[Start Information supplied]
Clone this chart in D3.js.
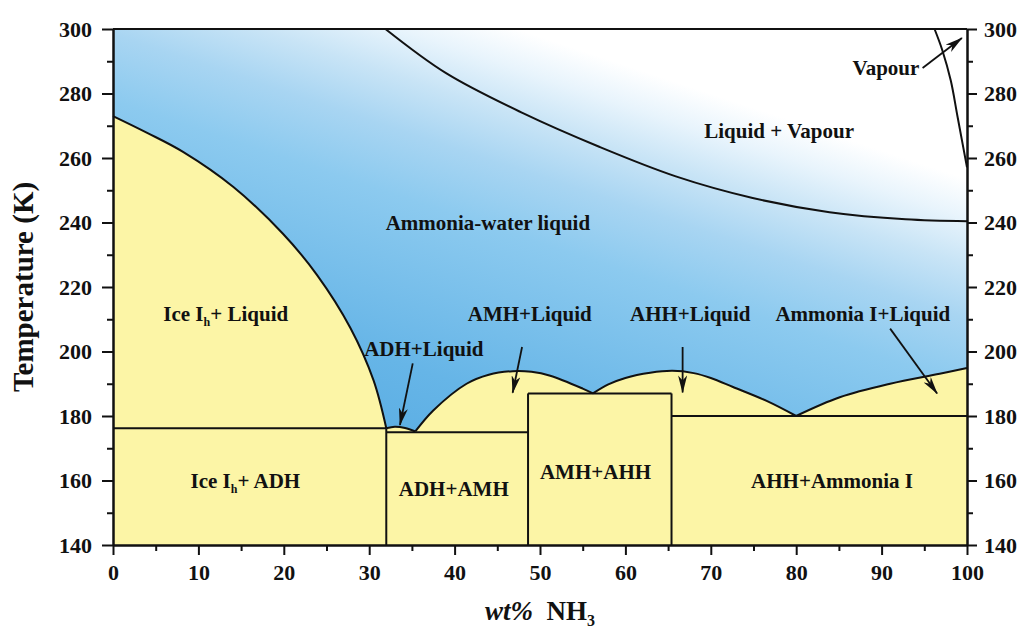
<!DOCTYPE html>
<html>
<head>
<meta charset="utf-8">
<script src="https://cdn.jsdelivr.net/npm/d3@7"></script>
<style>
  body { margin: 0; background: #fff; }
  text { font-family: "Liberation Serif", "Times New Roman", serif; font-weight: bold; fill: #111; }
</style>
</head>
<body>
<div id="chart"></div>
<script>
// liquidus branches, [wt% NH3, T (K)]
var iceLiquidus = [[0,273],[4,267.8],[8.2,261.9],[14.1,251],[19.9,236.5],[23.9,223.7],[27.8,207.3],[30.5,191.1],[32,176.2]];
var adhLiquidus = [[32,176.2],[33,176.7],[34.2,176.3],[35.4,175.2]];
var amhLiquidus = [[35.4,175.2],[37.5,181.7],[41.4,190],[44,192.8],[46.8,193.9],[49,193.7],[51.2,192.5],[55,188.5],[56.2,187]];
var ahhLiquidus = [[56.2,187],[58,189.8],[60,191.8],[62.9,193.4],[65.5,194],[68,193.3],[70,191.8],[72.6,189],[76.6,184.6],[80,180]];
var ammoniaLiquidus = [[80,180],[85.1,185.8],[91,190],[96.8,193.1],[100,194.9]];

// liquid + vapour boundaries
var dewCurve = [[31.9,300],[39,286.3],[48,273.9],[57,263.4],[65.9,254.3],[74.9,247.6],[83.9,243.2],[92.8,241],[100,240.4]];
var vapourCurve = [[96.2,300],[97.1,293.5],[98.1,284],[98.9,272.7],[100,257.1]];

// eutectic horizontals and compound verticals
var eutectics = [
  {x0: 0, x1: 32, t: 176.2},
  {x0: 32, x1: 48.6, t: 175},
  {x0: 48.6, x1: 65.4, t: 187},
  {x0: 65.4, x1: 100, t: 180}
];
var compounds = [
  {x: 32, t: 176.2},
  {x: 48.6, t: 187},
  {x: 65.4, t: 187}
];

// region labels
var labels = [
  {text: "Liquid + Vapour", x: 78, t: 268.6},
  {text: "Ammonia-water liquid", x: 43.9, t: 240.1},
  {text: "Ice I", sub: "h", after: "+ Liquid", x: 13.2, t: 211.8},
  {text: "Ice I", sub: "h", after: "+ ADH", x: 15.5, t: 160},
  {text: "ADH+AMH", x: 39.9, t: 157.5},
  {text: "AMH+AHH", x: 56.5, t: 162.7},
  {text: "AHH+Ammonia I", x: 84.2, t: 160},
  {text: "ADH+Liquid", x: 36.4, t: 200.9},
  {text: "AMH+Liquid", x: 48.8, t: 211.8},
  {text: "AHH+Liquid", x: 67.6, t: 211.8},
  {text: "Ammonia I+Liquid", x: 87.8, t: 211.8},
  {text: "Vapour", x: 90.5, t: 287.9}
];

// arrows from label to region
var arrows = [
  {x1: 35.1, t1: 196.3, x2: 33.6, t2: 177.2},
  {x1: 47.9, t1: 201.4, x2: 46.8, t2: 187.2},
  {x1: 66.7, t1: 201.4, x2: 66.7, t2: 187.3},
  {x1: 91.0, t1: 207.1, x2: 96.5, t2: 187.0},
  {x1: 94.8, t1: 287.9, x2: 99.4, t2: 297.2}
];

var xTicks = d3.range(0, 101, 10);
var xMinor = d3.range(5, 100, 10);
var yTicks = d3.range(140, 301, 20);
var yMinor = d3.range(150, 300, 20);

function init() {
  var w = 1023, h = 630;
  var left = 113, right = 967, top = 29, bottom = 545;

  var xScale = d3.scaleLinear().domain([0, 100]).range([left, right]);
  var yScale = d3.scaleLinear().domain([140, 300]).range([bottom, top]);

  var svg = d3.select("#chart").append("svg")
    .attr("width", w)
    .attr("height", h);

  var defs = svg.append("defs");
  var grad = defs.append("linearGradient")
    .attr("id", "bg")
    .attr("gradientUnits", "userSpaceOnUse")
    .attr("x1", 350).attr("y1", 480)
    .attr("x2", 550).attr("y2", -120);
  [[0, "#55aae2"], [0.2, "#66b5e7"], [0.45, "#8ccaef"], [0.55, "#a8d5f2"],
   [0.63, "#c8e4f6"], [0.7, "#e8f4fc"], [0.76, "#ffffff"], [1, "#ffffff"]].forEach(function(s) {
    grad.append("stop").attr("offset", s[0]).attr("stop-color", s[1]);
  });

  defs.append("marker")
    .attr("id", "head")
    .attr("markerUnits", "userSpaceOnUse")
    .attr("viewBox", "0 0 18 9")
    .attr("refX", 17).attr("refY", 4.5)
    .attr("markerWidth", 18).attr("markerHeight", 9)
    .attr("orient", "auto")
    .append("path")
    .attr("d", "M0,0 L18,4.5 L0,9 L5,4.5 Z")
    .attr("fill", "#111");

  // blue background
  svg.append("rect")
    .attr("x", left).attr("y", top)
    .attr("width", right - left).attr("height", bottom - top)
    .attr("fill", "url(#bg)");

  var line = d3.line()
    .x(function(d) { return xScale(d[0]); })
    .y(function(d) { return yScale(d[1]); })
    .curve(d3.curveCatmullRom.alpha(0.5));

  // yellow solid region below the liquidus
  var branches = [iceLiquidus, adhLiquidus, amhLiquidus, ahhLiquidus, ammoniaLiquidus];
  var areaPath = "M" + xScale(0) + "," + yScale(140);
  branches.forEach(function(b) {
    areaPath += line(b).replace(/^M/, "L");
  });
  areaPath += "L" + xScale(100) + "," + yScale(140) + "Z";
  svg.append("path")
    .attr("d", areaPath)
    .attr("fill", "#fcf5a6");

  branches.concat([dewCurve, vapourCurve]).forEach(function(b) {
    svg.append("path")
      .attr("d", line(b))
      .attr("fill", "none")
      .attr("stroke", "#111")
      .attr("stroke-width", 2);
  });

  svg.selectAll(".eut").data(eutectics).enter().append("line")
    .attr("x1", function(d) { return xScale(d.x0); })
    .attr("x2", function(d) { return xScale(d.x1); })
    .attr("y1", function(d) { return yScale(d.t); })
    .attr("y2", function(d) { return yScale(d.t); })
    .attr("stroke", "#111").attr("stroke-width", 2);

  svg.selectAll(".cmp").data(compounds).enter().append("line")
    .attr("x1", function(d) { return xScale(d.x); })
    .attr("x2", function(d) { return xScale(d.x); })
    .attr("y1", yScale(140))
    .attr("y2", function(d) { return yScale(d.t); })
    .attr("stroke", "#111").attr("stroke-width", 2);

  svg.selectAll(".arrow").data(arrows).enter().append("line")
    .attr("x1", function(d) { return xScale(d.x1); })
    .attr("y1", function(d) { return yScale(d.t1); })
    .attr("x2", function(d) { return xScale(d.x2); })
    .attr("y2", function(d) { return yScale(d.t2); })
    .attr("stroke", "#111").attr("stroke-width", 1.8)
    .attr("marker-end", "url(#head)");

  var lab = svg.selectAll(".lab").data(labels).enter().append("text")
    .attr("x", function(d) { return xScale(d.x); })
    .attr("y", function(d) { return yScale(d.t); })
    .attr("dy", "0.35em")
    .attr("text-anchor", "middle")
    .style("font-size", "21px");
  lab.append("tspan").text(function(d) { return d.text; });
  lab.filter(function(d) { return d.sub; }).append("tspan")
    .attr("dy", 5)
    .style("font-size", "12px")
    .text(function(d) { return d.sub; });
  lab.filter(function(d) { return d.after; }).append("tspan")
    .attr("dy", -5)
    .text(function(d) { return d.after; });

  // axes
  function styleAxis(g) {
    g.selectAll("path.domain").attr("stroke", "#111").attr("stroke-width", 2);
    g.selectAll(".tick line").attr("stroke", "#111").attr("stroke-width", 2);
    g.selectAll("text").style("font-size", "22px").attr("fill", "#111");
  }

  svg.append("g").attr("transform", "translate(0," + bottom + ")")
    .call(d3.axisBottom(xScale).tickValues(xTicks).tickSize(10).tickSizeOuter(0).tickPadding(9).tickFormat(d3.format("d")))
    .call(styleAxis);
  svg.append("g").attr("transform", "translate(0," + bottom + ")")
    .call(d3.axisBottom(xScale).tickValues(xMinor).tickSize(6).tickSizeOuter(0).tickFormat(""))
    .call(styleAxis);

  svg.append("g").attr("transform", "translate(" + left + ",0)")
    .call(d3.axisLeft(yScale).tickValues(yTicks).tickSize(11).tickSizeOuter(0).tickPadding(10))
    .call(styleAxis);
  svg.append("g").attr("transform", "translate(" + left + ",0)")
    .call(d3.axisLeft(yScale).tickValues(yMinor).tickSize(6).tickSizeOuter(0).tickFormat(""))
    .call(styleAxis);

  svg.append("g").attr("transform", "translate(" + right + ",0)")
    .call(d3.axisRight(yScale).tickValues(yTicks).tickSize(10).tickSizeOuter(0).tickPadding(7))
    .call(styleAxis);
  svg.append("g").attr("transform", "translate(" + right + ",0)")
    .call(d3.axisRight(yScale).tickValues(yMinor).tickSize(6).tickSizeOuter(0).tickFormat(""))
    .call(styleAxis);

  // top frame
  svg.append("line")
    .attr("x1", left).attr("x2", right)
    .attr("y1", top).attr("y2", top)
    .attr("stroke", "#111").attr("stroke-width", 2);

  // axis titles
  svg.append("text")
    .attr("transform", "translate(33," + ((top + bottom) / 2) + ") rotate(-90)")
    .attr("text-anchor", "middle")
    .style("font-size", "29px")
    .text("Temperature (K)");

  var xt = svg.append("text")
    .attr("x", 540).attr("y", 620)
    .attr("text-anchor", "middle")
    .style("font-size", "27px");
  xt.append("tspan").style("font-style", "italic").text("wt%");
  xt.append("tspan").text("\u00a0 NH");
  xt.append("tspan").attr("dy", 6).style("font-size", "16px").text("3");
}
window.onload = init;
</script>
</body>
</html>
[End Information supplied]
## What you should do
Pick out each line that holds the string "chart".

## Solution to this problem
Clone this chart in D3.js.
<div id="chart"></div>
  var svg = d3.select("#chart").append("svg")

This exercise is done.